• Direction
Exactly retype the lines from the one containing "Write the matplotlib code for this chart." through the one containing "62.2, 62.2, 62.2]"; both ends count, pictures do not.

• Data to process

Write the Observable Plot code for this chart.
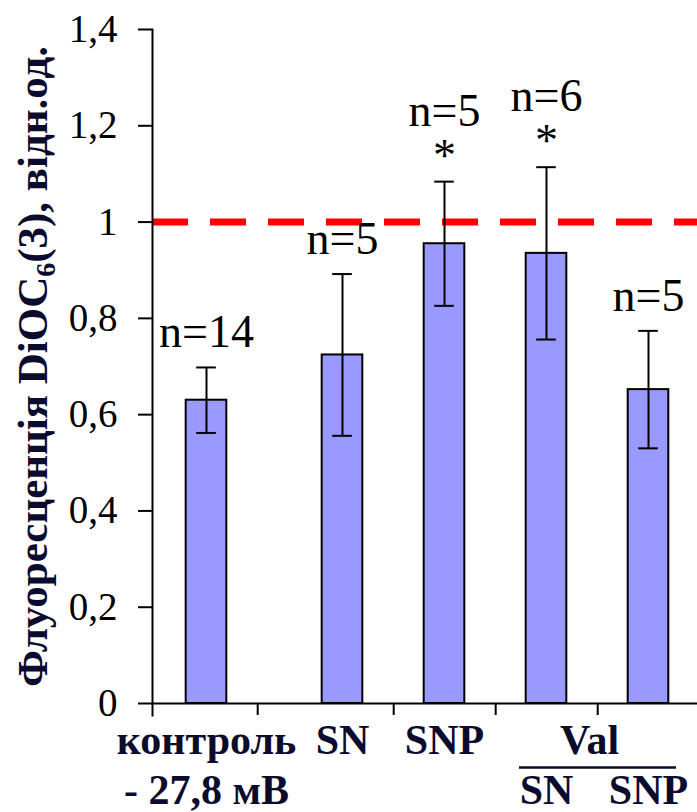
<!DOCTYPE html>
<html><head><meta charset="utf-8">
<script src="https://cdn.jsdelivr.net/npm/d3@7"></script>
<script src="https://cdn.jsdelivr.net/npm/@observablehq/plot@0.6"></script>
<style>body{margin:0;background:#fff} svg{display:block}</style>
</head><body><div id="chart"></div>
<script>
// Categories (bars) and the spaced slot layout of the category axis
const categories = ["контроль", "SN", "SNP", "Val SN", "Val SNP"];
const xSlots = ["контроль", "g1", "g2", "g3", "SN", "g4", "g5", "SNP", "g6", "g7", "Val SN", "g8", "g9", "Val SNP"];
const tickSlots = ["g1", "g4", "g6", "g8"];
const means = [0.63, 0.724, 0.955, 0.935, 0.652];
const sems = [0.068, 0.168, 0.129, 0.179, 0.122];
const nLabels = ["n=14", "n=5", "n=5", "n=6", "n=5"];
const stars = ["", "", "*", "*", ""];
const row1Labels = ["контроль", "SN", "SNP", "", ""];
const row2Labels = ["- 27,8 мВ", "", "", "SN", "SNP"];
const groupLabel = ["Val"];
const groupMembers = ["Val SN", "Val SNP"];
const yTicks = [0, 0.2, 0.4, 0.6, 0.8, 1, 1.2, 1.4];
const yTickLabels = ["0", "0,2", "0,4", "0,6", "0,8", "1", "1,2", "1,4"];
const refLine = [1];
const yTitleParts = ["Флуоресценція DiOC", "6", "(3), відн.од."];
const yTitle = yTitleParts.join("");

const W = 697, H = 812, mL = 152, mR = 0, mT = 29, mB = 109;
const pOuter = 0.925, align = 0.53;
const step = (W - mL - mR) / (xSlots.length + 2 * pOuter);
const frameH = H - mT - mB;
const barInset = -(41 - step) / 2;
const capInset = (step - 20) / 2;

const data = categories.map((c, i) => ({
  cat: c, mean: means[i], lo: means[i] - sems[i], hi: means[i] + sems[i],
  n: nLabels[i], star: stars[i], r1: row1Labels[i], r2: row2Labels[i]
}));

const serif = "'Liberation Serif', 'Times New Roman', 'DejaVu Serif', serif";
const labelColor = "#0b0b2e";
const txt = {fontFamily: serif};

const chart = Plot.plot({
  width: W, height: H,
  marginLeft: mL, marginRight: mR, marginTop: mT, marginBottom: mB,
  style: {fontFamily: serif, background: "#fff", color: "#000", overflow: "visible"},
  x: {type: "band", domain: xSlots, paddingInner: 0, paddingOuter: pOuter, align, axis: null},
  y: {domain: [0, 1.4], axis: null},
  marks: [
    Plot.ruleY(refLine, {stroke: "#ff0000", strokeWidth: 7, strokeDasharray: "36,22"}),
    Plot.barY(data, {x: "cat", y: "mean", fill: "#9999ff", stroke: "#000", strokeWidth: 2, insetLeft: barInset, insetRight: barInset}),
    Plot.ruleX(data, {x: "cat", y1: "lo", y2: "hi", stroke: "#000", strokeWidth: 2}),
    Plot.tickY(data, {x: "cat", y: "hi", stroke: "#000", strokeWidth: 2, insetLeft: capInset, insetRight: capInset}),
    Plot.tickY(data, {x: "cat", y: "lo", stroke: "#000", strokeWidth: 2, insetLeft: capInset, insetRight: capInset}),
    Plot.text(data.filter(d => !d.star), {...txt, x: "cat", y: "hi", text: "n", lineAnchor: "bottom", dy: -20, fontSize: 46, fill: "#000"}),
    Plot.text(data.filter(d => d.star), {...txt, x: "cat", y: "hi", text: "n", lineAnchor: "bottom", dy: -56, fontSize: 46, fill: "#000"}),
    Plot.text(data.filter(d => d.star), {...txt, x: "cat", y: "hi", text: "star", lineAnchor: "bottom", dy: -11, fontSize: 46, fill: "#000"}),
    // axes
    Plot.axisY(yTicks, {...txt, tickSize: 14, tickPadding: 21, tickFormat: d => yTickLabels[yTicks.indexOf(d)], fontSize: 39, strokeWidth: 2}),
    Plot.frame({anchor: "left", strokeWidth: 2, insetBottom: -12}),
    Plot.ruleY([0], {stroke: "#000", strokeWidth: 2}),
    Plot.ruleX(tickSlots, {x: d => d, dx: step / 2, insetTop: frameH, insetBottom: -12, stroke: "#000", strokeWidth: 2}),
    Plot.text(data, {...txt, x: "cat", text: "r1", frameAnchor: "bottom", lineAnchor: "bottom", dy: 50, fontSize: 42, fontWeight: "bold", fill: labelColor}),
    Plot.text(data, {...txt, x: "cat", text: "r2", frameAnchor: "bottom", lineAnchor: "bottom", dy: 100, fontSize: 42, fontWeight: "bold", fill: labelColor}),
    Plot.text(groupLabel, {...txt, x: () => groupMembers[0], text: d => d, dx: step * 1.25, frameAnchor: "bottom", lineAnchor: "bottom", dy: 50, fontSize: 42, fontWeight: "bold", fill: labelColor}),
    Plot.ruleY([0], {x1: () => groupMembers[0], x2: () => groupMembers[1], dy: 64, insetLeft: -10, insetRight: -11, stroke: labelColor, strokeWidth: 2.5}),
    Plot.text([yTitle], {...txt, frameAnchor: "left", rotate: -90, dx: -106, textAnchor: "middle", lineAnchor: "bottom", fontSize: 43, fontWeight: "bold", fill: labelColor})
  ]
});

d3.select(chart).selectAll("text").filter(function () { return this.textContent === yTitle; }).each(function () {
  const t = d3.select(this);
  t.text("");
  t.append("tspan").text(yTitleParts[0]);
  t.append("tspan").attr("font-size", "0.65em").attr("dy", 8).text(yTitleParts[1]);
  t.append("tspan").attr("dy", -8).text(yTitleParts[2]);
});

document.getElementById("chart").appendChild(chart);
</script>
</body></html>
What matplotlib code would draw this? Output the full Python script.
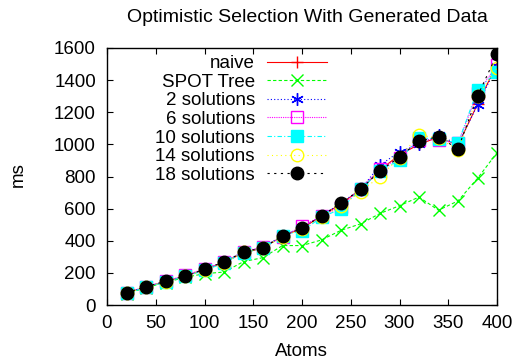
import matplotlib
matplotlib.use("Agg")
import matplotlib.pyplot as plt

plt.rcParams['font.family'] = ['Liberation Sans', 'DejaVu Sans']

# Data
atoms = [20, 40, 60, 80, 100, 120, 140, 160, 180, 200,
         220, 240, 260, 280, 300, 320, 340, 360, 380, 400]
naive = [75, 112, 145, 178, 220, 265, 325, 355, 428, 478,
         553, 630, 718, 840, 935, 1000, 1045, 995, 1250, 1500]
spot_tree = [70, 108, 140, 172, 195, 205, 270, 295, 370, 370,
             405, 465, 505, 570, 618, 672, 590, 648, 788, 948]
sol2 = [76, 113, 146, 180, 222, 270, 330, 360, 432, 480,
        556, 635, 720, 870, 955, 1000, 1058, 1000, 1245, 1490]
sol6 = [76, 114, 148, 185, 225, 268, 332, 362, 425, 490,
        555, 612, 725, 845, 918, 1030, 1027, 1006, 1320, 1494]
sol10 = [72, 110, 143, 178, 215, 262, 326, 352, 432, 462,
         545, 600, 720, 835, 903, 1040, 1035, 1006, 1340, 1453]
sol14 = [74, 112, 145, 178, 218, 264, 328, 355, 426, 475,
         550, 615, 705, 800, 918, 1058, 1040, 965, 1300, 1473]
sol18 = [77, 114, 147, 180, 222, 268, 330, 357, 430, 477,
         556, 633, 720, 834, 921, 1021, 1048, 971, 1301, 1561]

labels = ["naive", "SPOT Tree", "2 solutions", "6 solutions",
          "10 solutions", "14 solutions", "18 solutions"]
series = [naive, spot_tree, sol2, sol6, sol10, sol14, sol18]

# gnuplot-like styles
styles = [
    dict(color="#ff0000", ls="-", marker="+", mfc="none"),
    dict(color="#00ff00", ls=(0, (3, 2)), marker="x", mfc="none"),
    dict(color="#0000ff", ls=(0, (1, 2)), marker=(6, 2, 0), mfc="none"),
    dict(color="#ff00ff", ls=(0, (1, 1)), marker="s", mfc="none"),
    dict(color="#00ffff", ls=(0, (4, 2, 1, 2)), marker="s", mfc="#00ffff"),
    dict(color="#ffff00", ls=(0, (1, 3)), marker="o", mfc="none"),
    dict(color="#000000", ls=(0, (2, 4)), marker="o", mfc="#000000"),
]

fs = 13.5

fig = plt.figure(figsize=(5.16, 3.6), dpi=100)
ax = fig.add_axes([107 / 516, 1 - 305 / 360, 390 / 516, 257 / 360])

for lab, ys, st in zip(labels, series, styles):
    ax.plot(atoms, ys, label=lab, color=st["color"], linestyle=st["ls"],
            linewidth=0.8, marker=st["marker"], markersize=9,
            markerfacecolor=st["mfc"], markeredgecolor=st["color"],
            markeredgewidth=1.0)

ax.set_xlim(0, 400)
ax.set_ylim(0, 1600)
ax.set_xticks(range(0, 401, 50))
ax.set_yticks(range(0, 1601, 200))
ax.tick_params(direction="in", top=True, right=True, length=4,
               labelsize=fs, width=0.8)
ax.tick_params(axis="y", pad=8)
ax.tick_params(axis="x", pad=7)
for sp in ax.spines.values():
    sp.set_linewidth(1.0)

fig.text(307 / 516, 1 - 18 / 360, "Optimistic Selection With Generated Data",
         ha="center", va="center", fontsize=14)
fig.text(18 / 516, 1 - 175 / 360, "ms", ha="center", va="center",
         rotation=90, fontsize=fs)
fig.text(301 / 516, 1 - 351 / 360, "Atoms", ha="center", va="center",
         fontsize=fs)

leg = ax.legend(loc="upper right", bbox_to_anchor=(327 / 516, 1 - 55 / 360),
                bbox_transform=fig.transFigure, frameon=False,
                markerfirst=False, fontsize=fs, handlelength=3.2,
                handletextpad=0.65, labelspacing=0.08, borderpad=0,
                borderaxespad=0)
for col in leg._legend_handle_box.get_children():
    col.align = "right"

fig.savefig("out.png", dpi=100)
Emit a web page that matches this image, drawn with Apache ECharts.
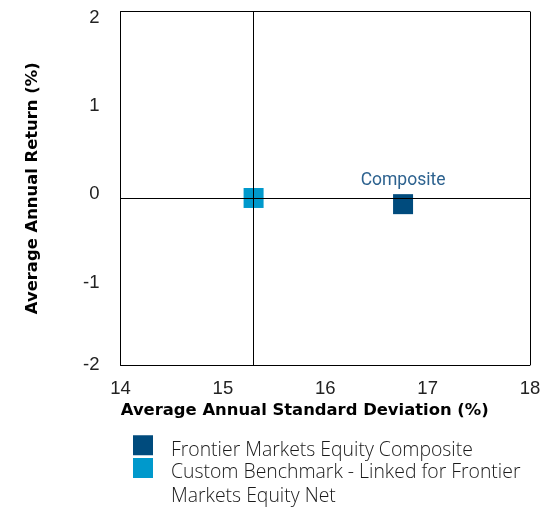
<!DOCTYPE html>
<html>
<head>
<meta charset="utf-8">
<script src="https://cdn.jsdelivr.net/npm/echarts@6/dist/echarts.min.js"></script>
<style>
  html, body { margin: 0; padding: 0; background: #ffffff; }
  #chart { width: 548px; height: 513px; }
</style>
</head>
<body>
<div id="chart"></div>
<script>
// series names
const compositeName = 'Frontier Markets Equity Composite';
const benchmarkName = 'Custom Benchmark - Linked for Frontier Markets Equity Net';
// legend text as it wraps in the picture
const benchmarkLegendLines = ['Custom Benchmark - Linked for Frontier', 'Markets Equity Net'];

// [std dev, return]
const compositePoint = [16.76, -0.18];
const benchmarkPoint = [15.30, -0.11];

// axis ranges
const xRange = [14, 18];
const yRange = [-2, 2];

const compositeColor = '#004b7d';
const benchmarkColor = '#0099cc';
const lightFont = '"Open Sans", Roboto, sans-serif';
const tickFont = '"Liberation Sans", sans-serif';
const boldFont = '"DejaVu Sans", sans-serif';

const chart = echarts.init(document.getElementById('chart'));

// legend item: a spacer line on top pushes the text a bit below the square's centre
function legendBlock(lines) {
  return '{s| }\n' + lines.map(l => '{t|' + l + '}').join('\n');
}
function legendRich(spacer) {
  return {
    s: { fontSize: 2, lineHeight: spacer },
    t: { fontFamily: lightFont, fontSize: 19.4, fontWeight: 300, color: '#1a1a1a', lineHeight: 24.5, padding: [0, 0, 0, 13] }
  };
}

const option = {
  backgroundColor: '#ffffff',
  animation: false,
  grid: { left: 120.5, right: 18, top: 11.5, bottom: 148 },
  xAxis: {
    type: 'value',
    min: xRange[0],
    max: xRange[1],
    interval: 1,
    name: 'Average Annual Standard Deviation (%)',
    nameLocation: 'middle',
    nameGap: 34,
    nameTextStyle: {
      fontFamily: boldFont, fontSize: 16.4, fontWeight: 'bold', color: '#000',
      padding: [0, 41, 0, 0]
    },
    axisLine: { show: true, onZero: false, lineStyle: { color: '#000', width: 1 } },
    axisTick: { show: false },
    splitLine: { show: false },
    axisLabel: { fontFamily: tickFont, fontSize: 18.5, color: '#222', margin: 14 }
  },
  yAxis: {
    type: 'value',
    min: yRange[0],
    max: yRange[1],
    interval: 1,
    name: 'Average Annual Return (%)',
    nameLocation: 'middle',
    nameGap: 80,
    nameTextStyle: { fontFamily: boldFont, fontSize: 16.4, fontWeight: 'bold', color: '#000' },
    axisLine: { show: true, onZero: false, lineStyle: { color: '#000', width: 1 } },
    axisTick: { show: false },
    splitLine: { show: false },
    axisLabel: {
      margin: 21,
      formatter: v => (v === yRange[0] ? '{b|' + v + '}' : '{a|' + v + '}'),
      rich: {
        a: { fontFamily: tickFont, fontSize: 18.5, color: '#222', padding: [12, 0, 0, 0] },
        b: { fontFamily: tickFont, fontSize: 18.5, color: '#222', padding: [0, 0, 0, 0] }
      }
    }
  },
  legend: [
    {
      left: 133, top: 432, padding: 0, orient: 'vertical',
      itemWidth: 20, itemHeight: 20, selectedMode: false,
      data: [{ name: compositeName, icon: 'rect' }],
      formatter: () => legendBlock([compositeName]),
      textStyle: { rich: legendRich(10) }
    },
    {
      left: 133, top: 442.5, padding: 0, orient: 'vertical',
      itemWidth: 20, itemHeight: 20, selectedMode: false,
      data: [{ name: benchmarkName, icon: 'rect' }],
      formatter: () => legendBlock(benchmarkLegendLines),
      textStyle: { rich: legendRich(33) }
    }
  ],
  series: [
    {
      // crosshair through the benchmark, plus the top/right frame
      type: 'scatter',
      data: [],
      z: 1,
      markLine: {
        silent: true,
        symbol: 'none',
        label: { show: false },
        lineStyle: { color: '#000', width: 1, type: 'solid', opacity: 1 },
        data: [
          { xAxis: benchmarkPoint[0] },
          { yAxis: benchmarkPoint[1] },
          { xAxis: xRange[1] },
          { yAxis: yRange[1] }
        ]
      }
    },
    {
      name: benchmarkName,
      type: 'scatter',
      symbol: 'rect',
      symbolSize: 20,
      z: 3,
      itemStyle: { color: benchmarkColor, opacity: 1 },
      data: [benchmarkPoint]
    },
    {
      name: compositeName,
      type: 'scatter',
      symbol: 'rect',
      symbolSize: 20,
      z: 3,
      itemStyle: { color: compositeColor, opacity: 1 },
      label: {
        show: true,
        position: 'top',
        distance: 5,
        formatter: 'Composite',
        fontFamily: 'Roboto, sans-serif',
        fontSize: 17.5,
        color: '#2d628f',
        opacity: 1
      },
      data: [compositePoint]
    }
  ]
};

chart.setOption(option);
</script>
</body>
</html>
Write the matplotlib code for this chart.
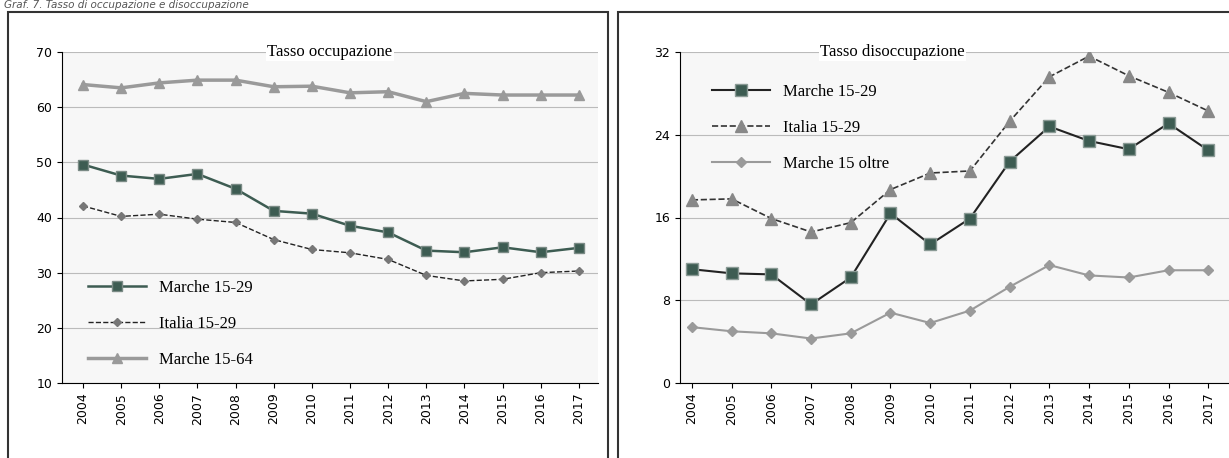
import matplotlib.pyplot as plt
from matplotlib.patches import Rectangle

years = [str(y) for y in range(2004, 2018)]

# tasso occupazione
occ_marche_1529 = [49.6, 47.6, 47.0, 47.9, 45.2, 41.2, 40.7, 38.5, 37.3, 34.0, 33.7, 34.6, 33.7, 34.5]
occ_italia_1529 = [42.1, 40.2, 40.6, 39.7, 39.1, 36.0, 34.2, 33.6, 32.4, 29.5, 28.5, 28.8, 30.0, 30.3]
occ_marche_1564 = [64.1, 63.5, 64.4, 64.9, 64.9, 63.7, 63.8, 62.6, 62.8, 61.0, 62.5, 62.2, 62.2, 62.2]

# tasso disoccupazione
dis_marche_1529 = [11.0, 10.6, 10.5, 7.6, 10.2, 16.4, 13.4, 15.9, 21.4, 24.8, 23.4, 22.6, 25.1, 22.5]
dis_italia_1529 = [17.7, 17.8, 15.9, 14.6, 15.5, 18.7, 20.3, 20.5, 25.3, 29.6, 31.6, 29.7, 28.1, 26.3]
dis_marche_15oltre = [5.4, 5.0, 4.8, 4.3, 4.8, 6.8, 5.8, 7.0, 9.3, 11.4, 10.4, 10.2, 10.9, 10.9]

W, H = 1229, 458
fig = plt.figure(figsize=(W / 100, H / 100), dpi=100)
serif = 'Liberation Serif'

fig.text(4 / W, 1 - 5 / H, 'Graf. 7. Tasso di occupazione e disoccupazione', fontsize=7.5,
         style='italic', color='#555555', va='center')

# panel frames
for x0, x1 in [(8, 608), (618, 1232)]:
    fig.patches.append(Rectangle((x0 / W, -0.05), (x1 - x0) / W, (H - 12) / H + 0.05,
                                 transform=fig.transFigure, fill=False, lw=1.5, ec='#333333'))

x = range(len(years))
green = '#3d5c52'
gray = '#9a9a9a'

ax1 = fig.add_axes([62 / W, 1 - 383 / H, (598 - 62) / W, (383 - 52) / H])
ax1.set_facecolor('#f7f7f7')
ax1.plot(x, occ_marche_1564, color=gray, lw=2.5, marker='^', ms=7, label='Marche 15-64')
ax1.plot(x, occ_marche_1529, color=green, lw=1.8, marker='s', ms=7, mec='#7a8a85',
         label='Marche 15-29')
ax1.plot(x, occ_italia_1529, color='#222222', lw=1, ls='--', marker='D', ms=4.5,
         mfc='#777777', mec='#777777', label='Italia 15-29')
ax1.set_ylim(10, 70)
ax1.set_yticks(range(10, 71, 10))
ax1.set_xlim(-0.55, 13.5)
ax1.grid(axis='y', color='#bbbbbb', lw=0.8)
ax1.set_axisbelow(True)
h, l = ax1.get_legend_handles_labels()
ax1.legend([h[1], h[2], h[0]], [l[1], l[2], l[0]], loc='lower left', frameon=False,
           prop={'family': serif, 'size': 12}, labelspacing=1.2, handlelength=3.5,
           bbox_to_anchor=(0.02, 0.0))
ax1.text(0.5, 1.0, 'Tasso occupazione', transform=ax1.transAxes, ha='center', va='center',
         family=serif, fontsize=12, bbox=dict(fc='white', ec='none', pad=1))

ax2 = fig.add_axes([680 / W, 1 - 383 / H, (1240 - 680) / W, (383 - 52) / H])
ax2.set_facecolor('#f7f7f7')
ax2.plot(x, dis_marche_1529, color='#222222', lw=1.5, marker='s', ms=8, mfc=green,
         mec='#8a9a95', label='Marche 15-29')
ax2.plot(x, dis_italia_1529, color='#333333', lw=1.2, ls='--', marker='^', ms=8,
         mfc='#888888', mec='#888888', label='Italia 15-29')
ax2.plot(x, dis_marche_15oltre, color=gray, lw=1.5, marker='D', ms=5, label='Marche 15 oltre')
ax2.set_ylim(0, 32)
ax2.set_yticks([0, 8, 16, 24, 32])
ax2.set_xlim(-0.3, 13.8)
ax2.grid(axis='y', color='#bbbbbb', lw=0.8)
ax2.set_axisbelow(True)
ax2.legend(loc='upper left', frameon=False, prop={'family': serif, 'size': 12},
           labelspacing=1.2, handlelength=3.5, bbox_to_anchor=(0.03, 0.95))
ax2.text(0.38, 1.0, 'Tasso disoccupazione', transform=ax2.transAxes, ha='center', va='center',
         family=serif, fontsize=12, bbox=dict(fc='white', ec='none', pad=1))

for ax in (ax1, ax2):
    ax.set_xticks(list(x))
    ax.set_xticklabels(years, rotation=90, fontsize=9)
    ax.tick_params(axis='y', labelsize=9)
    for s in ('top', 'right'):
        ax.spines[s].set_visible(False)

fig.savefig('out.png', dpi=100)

• Full answer
Write the matplotlib code for this chart.
import matplotlib.pyplot as plt
from matplotlib.patches import Rectangle

years = [str(y) for y in range(2004, 2018)]

# tasso occupazione
occ_marche_1529 = [49.6, 47.6, 47.0, 47.9, 45.2, 41.2, 40.7, 38.5, 37.3, 34.0, 33.7, 34.6, 33.7, 34.5]
occ_italia_1529 = [42.1, 40.2, 40.6, 39.7, 39.1, 36.0, 34.2, 33.6, 32.4, 29.5, 28.5, 28.8, 30.0, 30.3]
occ_marche_1564 = [64.1, 63.5, 64.4, 64.9, 64.9, 63.7, 63.8, 62.6, 62.8, 61.0, 62.5, 62.2, 62.2, 62.2]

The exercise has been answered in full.